Teinosuke Kinugasa’s glorious and vibrant masterpiece, Gate of Hell, excitingly receives a Criterion digital remastering this month, a certifiable occasion because this not only recreates the film’s initial visual beauties, but the first time it will be widely available stateside (cinephiles were only previously privy to Eureka Entertainment’s UK Blu-ray release). Winner of the top prize at Cannes, as well as the Academy Award for Best Foreign Language Film and Costume Design, Martin Scorsese names the film among one of the most beautiful color films of all time.
Based on the play Kesa’s Husband by Ken Kikuchi, the setting is 1159 AD, known as the Heiji Era, and a rebellion has been staged against the royal family. Under siege, it is decided that a decoy must be used to distract the rebel army, and Lady Kesa (Machiko Kyo) assumes the responsibility, carted away by a group of samurais. While this entourage is attacked, Kesa and one other survive, Moritoh Enda (Kazuo Hasegawa), who takes the fainted lady to his brother’s home. As he revives her, he discovers that his brother has turned traitor and joined the opposing forces, now predicted to gain power. Though the decoy ploy did work, the royal family has still been abducted. Refusing to join the rebel forces, Moritoh absconds to General Kiyomori (Koreya Senda), and by doing so, he helps defeat the rebellion. His contribution leads to Kiyomori promising to grant a request to Moritoh and it seems his wish is to have the hand of lady-in-waiting Kesa. The only trouble is, Kesa is married to Imperial guard Waturu Watanabe (Isao Yamagata). Kiyomori, amused at Moritoh’s dogged insistence, arranges a meeting between Kesa and Moritoh, stating he will grant Moritoh’s wish…but only if Kesa decides that she shares the same desire in her heart.
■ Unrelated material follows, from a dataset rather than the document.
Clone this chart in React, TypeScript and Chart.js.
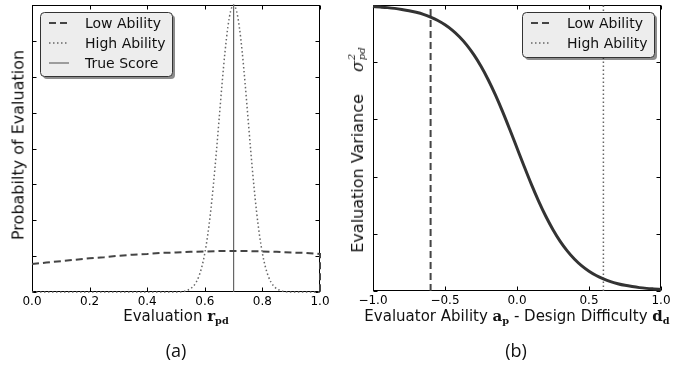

However, it seems Moritoh has overriding desire enough for both of them, and his covetousness sets the seemingly happy couple into tragic orbit.
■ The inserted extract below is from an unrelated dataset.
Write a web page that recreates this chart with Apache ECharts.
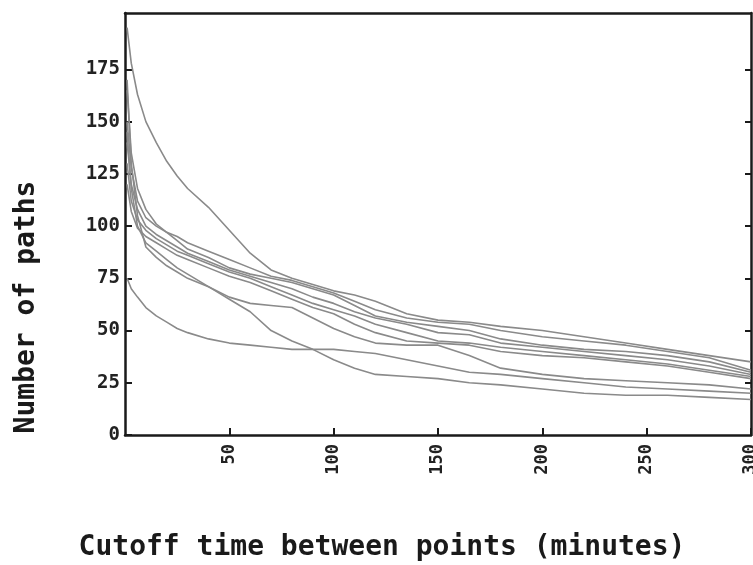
<!DOCTYPE html>
<html>
<head>
<meta charset="utf-8">
<script src="https://cdn.jsdelivr.net/npm/echarts@6/dist/echarts.min.js"></script>
<style>html,body{margin:0;padding:0;background:#fff}#c{width:753px;height:565px}</style>
</head>
<body>
<div id="c"></div>
<script>
// Cutoff time (minutes)
var cutoffMinutes = [1, 3, 6, 10, 15, 20, 25, 30, 40, 50, 60, 70, 80, 90, 100, 110, 120, 135, 150, 165, 180, 200, 220, 240, 260, 280, 300];
// Number of paths for each trace
var paths1 = [195, 178, 163, 150, 140, 131, 124, 118, 109, 98, 87, 79, 75, 72, 69, 67, 64, 58, 55, 54, 52, 50, 47, 44, 41, 38, 35];
var paths2 = [150, 128, 112, 104, 100, 97, 95, 92, 88, 84, 80, 76, 74, 71, 68, 64, 60, 56, 54, 53, 50, 47, 45, 43, 40, 37, 31];
var paths3 = [165, 135, 118, 108, 101, 97, 93, 89, 85, 80, 77, 75, 73, 70, 67, 62, 57, 54, 52, 50, 46, 43, 41, 40, 38, 35, 30];
var paths4 = [140, 120, 108, 100, 96, 93, 90, 87, 83, 79, 76, 73, 70, 66, 63, 59, 56, 53, 49, 48, 44, 42, 40, 38, 36, 33, 29];
var paths5 = [130, 112, 103, 98, 94, 91, 88, 86, 82, 78, 75, 71, 67, 63, 60, 57, 53, 49, 45, 44, 42, 40, 38, 36, 34, 31, 28];
var paths6 = [120, 107, 99, 95, 92, 89, 86, 84, 80, 76, 73, 69, 65, 61, 58, 53, 49, 45, 44, 43, 40, 38, 37, 35, 33, 30, 27];
var paths7 = [170, 130, 105, 90, 85, 81, 78, 75, 71, 65, 59, 50, 45, 41, 36, 32, 29, 28, 27, 25, 24, 22, 20, 19, 19, 18, 17];
var paths8 = [75, 70, 66, 61, 57, 54, 51, 49, 46, 44, 43, 42, 41, 41, 41, 40, 39, 36, 33, 30, 29, 27, 25, 23, 22, 21, 20];
var paths9 = [145, 118, 100, 92, 88, 84, 80, 77, 71, 66, 63, 62, 61, 56, 51, 47, 44, 43, 43, 38, 32, 29, 27, 26, 25, 24, 22];
var allPaths = [paths1, paths2, paths3, paths4, paths5, paths6, paths7, paths8, paths9];
// Tick labels
var xTicks = [50, 100, 150, 200, 250, 300];
var yTicks = [0, 25, 50, 75, 100, 125, 150, 175];
var rightTicks = [25, 50, 75, 100, 125, 150, 175];
var xTitle = 'Cutoff time between points (minutes)';
var yTitle = 'Number of paths';

var FONT = '"DejaVu Sans Mono", monospace';
var axisColor = '#1a1a1a';

var series = allPaths.map(function (arr, i) {
  return {
    type: 'line',
    name: 'trace' + (i + 1),
    xAxisIndex: 0,
    yAxisIndex: 0,
    data: cutoffMinutes.map(function (x, j) { return [x, arr[j]]; }),
    showSymbol: false,
    symbol: 'none',
    lineStyle: { color: '#8a8a8a', width: 1.6 },
    silent: true,
    animation: false
  };
});

var chart = echarts.init(document.getElementById('c'), null, { renderer: 'canvas' });
chart.setOption({
  backgroundColor: '#ffffff',
  animation: false,
  grid: { left: 125, right: 2, top: 13, bottom: 130, containLabel: false, outerBoundsMode: 'none' },
  xAxis: [{
    type: 'value', min: 0, max: 300, position: 'bottom',
    axisLine: { show: true, onZero: false, lineStyle: { color: axisColor, width: 2.5 } },
    axisTick: { show: true, inside: true, length: 7, customValues: xTicks, lineStyle: { color: axisColor, width: 2 } },
    axisLabel: { show: true, rotate: 90, margin: 9, customValues: xTicks, color: '#222', fontFamily: FONT, fontWeight: 'bold', fontSize: 17 },
    splitLine: { show: false }
  }, {
    type: 'value', min: 0, max: 300, position: 'top',
    axisLine: { show: true, onZero: false, lineStyle: { color: axisColor, width: 2.5 } },
    axisTick: { show: false }, axisLabel: { show: false }, splitLine: { show: false }
  }],
  yAxis: [{
    type: 'value', min: 0, max: 202, position: 'left',
    axisLine: { show: true, onZero: false, lineStyle: { color: axisColor, width: 2.5 } },
    axisTick: { show: true, inside: true, length: 7, customValues: yTicks, lineStyle: { color: axisColor, width: 2 } },
    axisLabel: { show: true, margin: 5, customValues: yTicks, color: '#222', fontFamily: FONT, fontWeight: 'bold', fontSize: 19 },
    splitLine: { show: false }
  }, {
    type: 'value', min: 0, max: 202, position: 'right',
    axisLine: { show: true, onZero: false, lineStyle: { color: axisColor, width: 2.5 } },
    axisTick: { show: true, inside: true, length: 6, customValues: rightTicks, lineStyle: { color: axisColor, width: 2 } },
    axisLabel: { show: false }, splitLine: { show: false }
  }],
  graphic: [{
    type: 'text', x: 382, y: 548,
    style: { text: xTitle, font: 'bold 28px ' + FONT, fill: '#1a1a1a', align: 'center', verticalAlign: 'middle' }
  }, {
    type: 'text', x: 13, y: 307, rotation: Math.PI / 2,
    style: { text: yTitle, font: 'bold 28px ' + FONT, fill: '#1a1a1a', align: 'center', verticalAlign: 'top' }
  }],
  series: series
});
</script>
</body>
</html>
With a setup arranged like something akin to Indecent Proposal, the dark, obsessive desires of our center antagonist seem jarringly out of place in the zesty palette of sumptuous colors. A majority of the action takes place interiorly, and the brightly photographed greens, reds, and blues feel more electrifying than the almost matter-of-fact emotions on display, with perhaps only a sweaty Moritoh sometimes, operating out of madness, working up a sweat to match the passion of the colors surrounding him. Certainly, he’s the brighter bird, as is perhaps most evident in a post horse-race meal where the competitors must sit side by side and break bread. The mild-mannered and unassuming Wuturu sits quietly resigned in his drab garments, while the incendiary Moritoh is blazing blue, quick to answer the taunts of Wuturu’s supporters with a fiery battlefield temperament. Perhaps the most frustrating figure in this forced triangle is the object of affection, the demure and subservient Kesa, who is the personification of beauty and virtue. Of course, she (annoyingly) scores no demerits here, a consummate victim to the will and desire of men. Her trustworthy husband is blind to her emotions and social cues, and her overeager suitor wants to consume her, yet custom cruelly designates her of limited means, to reconcile a ridiculous conflict.
A new digital master of the 2011 2K restoration, this is a beautifully rendered package from Criterion. Unfortunately, there aren’t any notable special features, though the UK DVD release from Eureka Entertainment suffers the same slight. An essay from film historian Stephen Prince, included on the insert, is worthwhile and informative.
If you can imagine The Umbrellas of Cherbourg as an insidious film noir you get the schizophrenic gist of Gate of Hell, which is so titled for the name of an area a cruel and morbid ruler displays decapitated heads. Doubly, Kinugasa’s renaming of the play upon which it’s based alludes to the dangerous emotional obsession of Moritoh, defiling the notion of love by forcing two people to a tragic crossroads. This was the first color Japanese film to be released internationally, and as Stephen Prince states in his essay written for this re-release, this is a “reclamation of a great cinematic treasure from the dustbin of history.” One need perhaps look no further than an elaborately staged horse race sequence, where all of the riders are color coded by their regalia, orchestrated to a perfection that’s so sumptuously rendered it reminds ones of a similar written scene from Tolstoy’s Anna Karenina. While Gate of Hell is obviously set in a time and place long past (one can’t help but giggle during an all too serious moment of struggle where Kesha, for once, interjects, “No matter what you say, female virtue won’t allow it!”) it’s still a remarkably observed portrait of the dark side of unchecked human desire.